Ransom or reasonable?

To some degree, I believe the GHDC crew is truly convinced they’re on a grand crusade to “level the playing field of property rights” in Bear Creek, as Chapman told me via e-mail. But his methods essentially amount to holding the local outdoors community hostage while ransoming a chunk of the fragile tourism economy.

The property is not for sale, currently. But it’s impossible to believe it won’t be soon, say, right after Riley submits an updated master plan for the ski area that includes expansion into the area. In fact, Chapman has the new lifts plotted out on a Google Earth map he’s circulating on the Internet. He’d like to see the resort succeed like anyone.

Still open country

My favorite part of the story, though, is that in the end, no one really cares.

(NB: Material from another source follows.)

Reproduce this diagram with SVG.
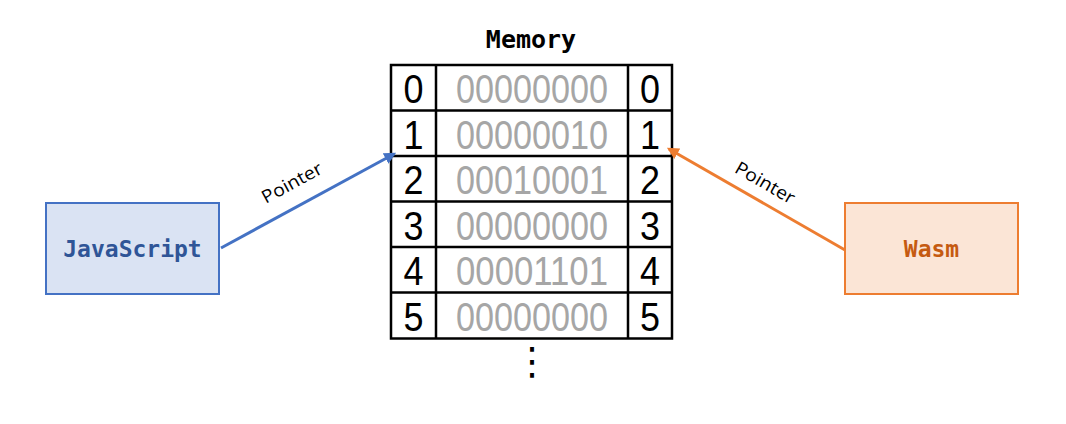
<svg xmlns="http://www.w3.org/2000/svg" width="1066" height="424" viewBox="0 0 1066 424">
<style>
.cell{fill:none;stroke:#000;stroke-width:2.5}
.idx{font-family:"Liberation Sans",Arial,sans-serif;font-size:40px;fill:#000;text-anchor:middle}
.bits{font-family:"Liberation Sans",Arial,sans-serif;font-size:40px;fill:#A6A6A6;text-anchor:middle}
.mono{font-family:"DejaVu Sans Mono","Liberation Mono",monospace;font-weight:bold;text-anchor:middle}
.lbl{font-family:"Open Sans","Liberation Sans",sans-serif;font-size:18px;fill:#000;text-anchor:middle}
</style>
<defs>
<marker id="ab" viewBox="0 0 10 10" refX="8" refY="5" markerWidth="4" markerHeight="4" orient="auto" markerUnits="strokeWidth"><path d="M0,0 L10,5 L0,10 z" fill="#4472C4"/></marker>
<marker id="ao" viewBox="0 0 10 10" refX="8" refY="5" markerWidth="4" markerHeight="4" orient="auto" markerUnits="strokeWidth"><path d="M0,0 L10,5 L0,10 z" fill="#ED7D31"/></marker>
</defs>
<rect width="1066" height="424" fill="#fff"/>
<g id="memory">
<text class="mono" x="531" y="48" font-size="25" fill="#000">Memory</text>
<rect class="cell" x="391" y="65" width="281" height="273.5"/>
<g stroke="#000" stroke-width="2.5">
<line x1="436" y1="65" x2="436" y2="338.5"/>
<line x1="628" y1="65" x2="628" y2="338.5"/>
<line x1="391" y1="110.5" x2="672" y2="110.5"/>
<line x1="391" y1="156" x2="672" y2="156"/>
<line x1="391" y1="201.5" x2="672" y2="201.5"/>
<line x1="391" y1="247" x2="672" y2="247"/>
<line x1="391" y1="292.5" x2="672" y2="292.5"/>
</g>
<g>
<text class="idx" x="413.5" y="103" textLength="20" lengthAdjust="spacingAndGlyphs">0</text>
<text class="bits" x="532" y="103" textLength="152" lengthAdjust="spacingAndGlyphs">00000000</text>
<text class="idx" x="650" y="103" textLength="20" lengthAdjust="spacingAndGlyphs">0</text>
<text class="idx" x="413.5" y="148.5" textLength="20" lengthAdjust="spacingAndGlyphs">1</text>
<text class="bits" x="532" y="148.5" textLength="152" lengthAdjust="spacingAndGlyphs">00000010</text>
<text class="idx" x="650" y="148.5" textLength="20" lengthAdjust="spacingAndGlyphs">1</text>
<text class="idx" x="413.5" y="194" textLength="20" lengthAdjust="spacingAndGlyphs">2</text>
<text class="bits" x="532" y="194" textLength="152" lengthAdjust="spacingAndGlyphs">00010001</text>
<text class="idx" x="650" y="194" textLength="20" lengthAdjust="spacingAndGlyphs">2</text>
<text class="idx" x="413.5" y="239.5" textLength="20" lengthAdjust="spacingAndGlyphs">3</text>
<text class="bits" x="532" y="239.5" textLength="152" lengthAdjust="spacingAndGlyphs">00000000</text>
<text class="idx" x="650" y="239.5" textLength="20" lengthAdjust="spacingAndGlyphs">3</text>
<text class="idx" x="413.5" y="285" textLength="20" lengthAdjust="spacingAndGlyphs">4</text>
<text class="bits" x="532" y="285" textLength="152" lengthAdjust="spacingAndGlyphs">00001101</text>
<text class="idx" x="650" y="285" textLength="20" lengthAdjust="spacingAndGlyphs">4</text>
<text class="idx" x="413.5" y="330.5" textLength="20" lengthAdjust="spacingAndGlyphs">5</text>
<text class="bits" x="532" y="330.5" textLength="152" lengthAdjust="spacingAndGlyphs">00000000</text>
<text class="idx" x="650" y="330.5" textLength="20" lengthAdjust="spacingAndGlyphs">5</text>
</g>
<text x="532" y="374" font-family="DejaVu Sans,sans-serif" font-size="38" text-anchor="middle" fill="#000">⋮</text>
</g>
<g id="javascript">
<rect x="46" y="203" width="173" height="91" fill="#DAE3F3" stroke="#4472C4" stroke-width="2"/>
<text class="mono" x="132.5" y="257" font-size="23" fill="#2F5597">JavaScript</text>
</g>
<g id="wasm">
<rect x="845" y="203" width="173" height="91" fill="#FBE5D6" stroke="#ED7D31" stroke-width="2"/>
<text class="mono" x="931.5" y="257" font-size="23" fill="#C55A11">Wasm</text>
</g>
<g id="connectors">
<line x1="221" y1="248" x2="394" y2="154" stroke="#4472C4" stroke-width="3" marker-end="url(#ab)"/>
<text class="lbl" transform="translate(292,183) rotate(-28.5)" y="6" textLength="66" lengthAdjust="spacingAndGlyphs">Pointer</text>
<line x1="845" y1="250" x2="669" y2="149" stroke="#ED7D31" stroke-width="3" marker-end="url(#ao)"/>
<text class="lbl" transform="translate(765,183) rotate(29.8)" y="6" textLength="66" lengthAdjust="spacingAndGlyphs">Pointer</text>
</g>
</svg>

Sure, the gates are closed and the threats of trespassing fines waft through the air along with talk of plowing through ski runs to open long- closed mining roads and building new lodges on the valley floor. But the consensus is current zoning laws and prescriptive rights to access of the area trump all that. Beyond a new topic of conversation, it’s business as usual in Telluride.

Ski patrol isn’t chasing poachers down the basin, the sheriff’s department can’t deal with the added stress of patrolling the backcountry and skiers are skiing the area just as they always have, whether or not there was a gate to get there.

“It’s just like it was before it was open,” Anderson said. “Closing the gates has stopped the number of skiers in there maybe by half, if that. It’s just so easy to go back there; people do what they want to do. We don’t advocate breaking any closed boundaries, but no, we’re not revoking any club memberships.”


This story has been corrected in this online archive to indicate Telluride being within the Uncompahgre National Forest, not the San Isabel National Forest.